For Reel


Doctor X (1932)
July 7, 2012, 6:53 am
Filed under: Reviews | Tags: , ,

Director: Michael Curtiz

A cannibalistic murderer is on the loose, and conveniently several members of the titular Dr. Xavier’s medical academy have a history of consuming flesh. Ridiculous and overlong even at 76 minutes, Doctor X nonetheless provides pleasures as a cult film, in addition to serving as a showcase for famed makeup artist Max Factor and set designer Anton Grot. Moreover, it stars the wise-cracking Lee Tracy, whose charisma as a performer more than compensates for the corny gags he’s given (though a sequence in which he riffs with a prop skeleton does provide genuine laughs). The picture was one of the last that was made using the two-color Technicolor process, which produces mainly orange and green hues.
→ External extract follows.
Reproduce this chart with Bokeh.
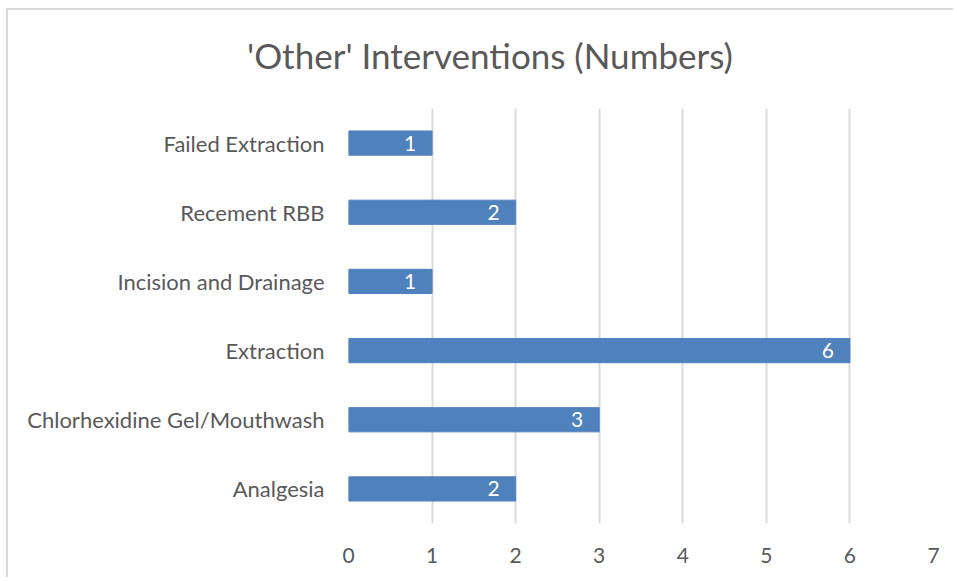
from bokeh.plotting import figure
from bokeh.models import ColumnDataSource, FactorRange, Range1d, Div
from bokeh.layouts import column
from bokeh.core.properties import value
from bokeh.embed import file_html
from bokeh.resources import INLINE

categories = ["Analgesia", "Chlorhexidine Gel/Mouthwash", "Extraction",
              "Incision and Drainage", "Recement RBB", "Failed Extraction"]
counts = [2, 3, 6, 1, 2, 1]
x_ticks = [0, 1, 2, 3, 4, 5, 6, 7]
title_text = "'Other' Interventions (Numbers)"

FONT = "Lato"
GRAY = "#595959"

src = ColumnDataSource(dict(cat=categories, val=counts, lab=[str(v) for v in counts]))

title_div = Div(
    text=('<div style="padding:28px 0 0 239px; font-family:Lato; font-size:35px; '
          'line-height:1; color:#595959; white-space:nowrap; margin:0">'
          + title_text + '</div>'),
    width=945, height=90, margin=0)

p = figure(width=945, height=477, output_backend="svg", toolbar_location=None,
           y_range=FactorRange(*categories), x_range=Range1d(0, 7),
           min_border_left=340, min_border_right=20, min_border_top=8,
           min_border_bottom=54, margin=0)
p.title = None

p.hbar(y="cat", right="val", left=0, height=0.35, source=src,
       fill_color="#4F81BD", line_color="#4F81BD")
p.text(x="val", y="cat", text="lab", source=src, text_align="right",
       text_baseline="middle", x_offset=-16, text_color="white",
       text_font=value(FONT), text_font_size="21px")

p.xaxis.ticker = x_ticks
p.xaxis.axis_line_color = None
p.xaxis.major_tick_line_color = None
p.xaxis.minor_tick_line_color = None
p.xaxis.major_tick_out = 0
p.xaxis.major_label_text_font = FONT
p.xaxis.major_label_text_font_size = "21px"
p.xaxis.major_label_text_color = GRAY
p.xaxis.major_label_standoff = 24

p.yaxis.axis_line_color = None
p.yaxis.major_tick_line_color = None
p.yaxis.minor_tick_line_color = None
p.yaxis.major_tick_out = 0
p.yaxis.major_label_text_font = FONT
p.yaxis.major_label_text_font_size = "22px"
p.yaxis.major_label_text_color = GRAY
p.yaxis.major_label_standoff = 24

p.xgrid.grid_line_color = "#D9D9D9"
p.xgrid.grid_line_width = 2
p.ygrid.grid_line_color = None
p.outline_line_color = None

layout = column(title_div, p, spacing=0,
                styles={"border-left": "2px solid #D9D9D9",
                        "border-top": "2px solid #D9D9D9",
                        "margin-top": "8px", "margin-left": "6px"})

open("out.html", "w").write(file_html(layout, INLINE))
In a key transformation sequence, color is useful to enhance the grotesque imagery, but elsewhere it is largely expendable – the shadows necessary to contribute to the mood of a horrific setting are at odds with the full potential of color cinematography. Creaky as the film is in its early goings as it introduces a series of suitably creepy suspects, it begins to produce genuine suspense when Xavier utilizes his preposterously convoluted method of finding the suspect.